▶ Request:
Write the data below out exactly as it stands. Do not include the pictures.

▶ Supplied data:
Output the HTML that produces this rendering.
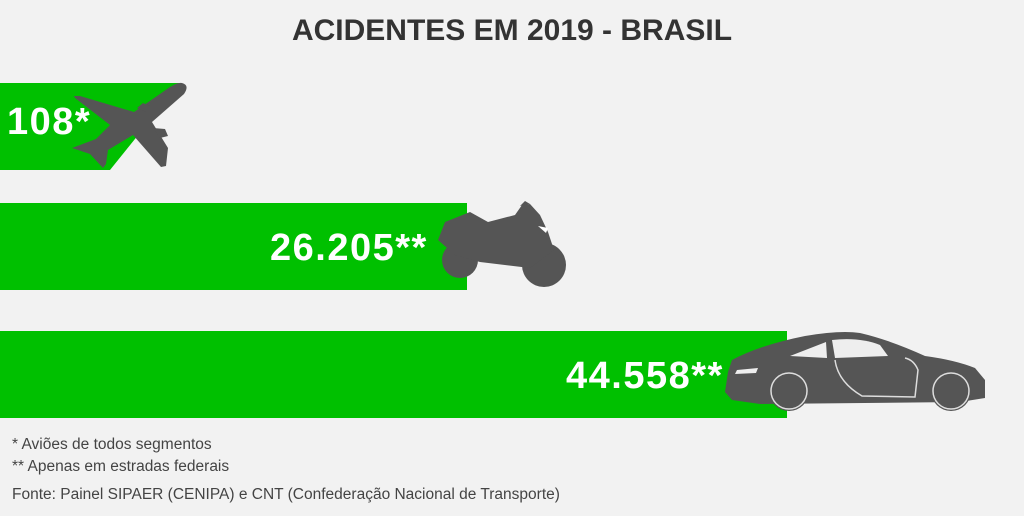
<!DOCTYPE html>
<html><head><meta charset="utf-8"><style>
body{margin:0;background:#f2f2f2;}
svg{display:block}
</style></head><body>
<svg width="1024" height="516" viewBox="0 0 1024 516" xmlns="http://www.w3.org/2000/svg">
<rect width="1024" height="516" fill="#f2f2f2"/>
<text x="512" y="40" text-anchor="middle" font-family="Liberation Sans, sans-serif" font-weight="bold" font-size="30" fill="#333">ACIDENTES EM 2019 - BRASIL</text>
<polygon points="0,83 180,83 110,170 0,170" fill="#00c000"/>
<rect x="0" y="203" width="467" height="87" fill="#00c000"/>
<rect x="0" y="331" width="787" height="87" fill="#00c000"/>
<g font-family="Liberation Sans, sans-serif" font-weight="bold" fill="#fff" letter-spacing="1.5">
<text x="7" y="134" font-size="38">108*</text>
<text x="270" y="260" font-size="38">26.205**</text>
<text x="566" y="388" font-size="38">44.558**</text>
</g>
<g fill="#555">
<path d="M182,83 Q190,85 184,94 L152,122 L168,148 L166,166 L161,167 L133,135 L108,150 L106,164 L103,168 L90,154 L72,148 L96,139 L110,125 L75,98 L74,96 L80,96 L134,112 L170,87 Q178,82 182,83Z"/>
<path d="M137,108 L143,103 L150,106 L146,112Z"/>
<path d="M153,128 L165,129 L168,136 L160,138Z"/>
</g>
<g fill="#555">
<circle cx="544" cy="265" r="22"/>
<circle cx="460" cy="260" r="18"/>
<path d="M445,222 L470,212 L488,222 L515,215 L522,205 L530,204 L540,215 L548,232 L554,250 L530,268 L480,262 L455,255 L438,240Z"/>
<path d="M520,206 L525,201 L530,204Z"/>
</g>
<path d="M538,226 L548,228 L546,233Z" fill="#fff"/>
<g fill="#555">
<path d="M728,372 L732,360 Q760,345 805,336 Q840,330 860,333 Q890,340 925,356 Q955,360 975,368 L985,380 L985,398 L960,402 L760,404 L732,400 L725,392Z"/>
<circle cx="789" cy="391" r="20"/>
<circle cx="951" cy="391" r="20"/>
</g>
<g fill="none" stroke="#ddd" stroke-width="1.5">
<circle cx="789" cy="391" r="18"/>
<circle cx="951" cy="391" r="18"/>
<path d="M835,360 Q838,382 862,396 L915,397 L918,370 Q914,360 905,358"/>
</g>
<g fill="#eee">
<path d="M790,356 L826,342 L827,358Z"/>
<path d="M832,340 Q860,337 880,345 L888,356 L835,358Z"/>
<path d="M737,370 L758,368 L756,373 L735,374Z"/>
</g>
<g font-family="Liberation Sans, sans-serif" font-size="15.5" fill="#444">
<text x="12" y="449">* Aviões de todos segmentos</text>
<text x="12" y="471">** Apenas em estradas federais</text>
<text x="12" y="499">Fonte: Painel SIPAER (CENIPA) e CNT (Confederação Nacional de Transporte)</text>
</g>
</svg>
</body></html>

▶ Full output:
Output the HTML that produces this rendering.
<!DOCTYPE html>
<html><head><meta charset="utf-8"><style>
body{margin:0;background:#f2f2f2;}
svg{display:block}
</style></head><body>
<svg width="1024" height="516" viewBox="0 0 1024 516" xmlns="http://www.w3.org/2000/svg">
<rect width="1024" height="516" fill="#f2f2f2"/>
<text x="512" y="40" text-anchor="middle" font-family="Liberation Sans, sans-serif" font-weight="bold" font-size="30" fill="#333">ACIDENTES EM 2019 - BRASIL</text>
<polygon points="0,83 180,83 110,170 0,170" fill="#00c000"/>
<rect x="0" y="203" width="467" height="87" fill="#00c000"/>
<rect x="0" y="331" width="787" height="87" fill="#00c000"/>
<g font-family="Liberation Sans, sans-serif" font-weight="bold" fill="#fff" letter-spacing="1.5">
<text x="7" y="134" font-size="38">108*</text>
<text x="270" y="260" font-size="38">26.205**</text>
<text x="566" y="388" font-size="38">44.558**</text>
</g>
<g fill="#555">
<path d="M182,83 Q190,85 184,94 L152,122 L168,148 L166,166 L161,167 L133,135 L108,150 L106,164 L103,168 L90,154 L72,148 L96,139 L110,125 L75,98 L74,96 L80,96 L134,112 L170,87 Q178,82 182,83Z"/>
<path d="M137,108 L143,103 L150,106 L146,112Z"/>
<path d="M153,128 L165,129 L168,136 L160,138Z"/>
</g>
<g fill="#555">
<circle cx="544" cy="265" r="22"/>
<circle cx="460" cy="260" r="18"/>
<path d="M445,222 L470,212 L488,222 L515,215 L522,205 L530,204 L540,215 L548,232 L554,250 L530,268 L480,262 L455,255 L438,240Z"/>
<path d="M520,206 L525,201 L530,204Z"/>
</g>
<path d="M538,226 L548,228 L546,233Z" fill="#fff"/>
<g fill="#555">
<path d="M728,372 L732,360 Q760,345 805,336 Q840,330 860,333 Q890,340 925,356 Q955,360 975,368 L985,380 L985,398 L960,402 L760,404 L732,400 L725,392Z"/>
<circle cx="789" cy="391" r="20"/>
<circle cx="951" cy="391" r="20"/>
</g>
<g fill="none" stroke="#ddd" stroke-width="1.5">
<circle cx="789" cy="391" r="18"/>
<circle cx="951" cy="391" r="18"/>
<path d="M835,360 Q838,382 862,396 L915,397 L918,370 Q914,360 905,358"/>
</g>
<g fill="#eee">
<path d="M790,356 L826,342 L827,358Z"/>
<path d="M832,340 Q860,337 880,345 L888,356 L835,358Z"/>
<path d="M737,370 L758,368 L756,373 L735,374Z"/>
</g>
<g font-family="Liberation Sans, sans-serif" font-size="15.5" fill="#444">
<text x="12" y="449">* Aviões de todos segmentos</text>
<text x="12" y="471">** Apenas em estradas federais</text>
<text x="12" y="499">Fonte: Painel SIPAER (CENIPA) e CNT (Confederação Nacional de Transporte)</text>
</g>
</svg>
</body></html>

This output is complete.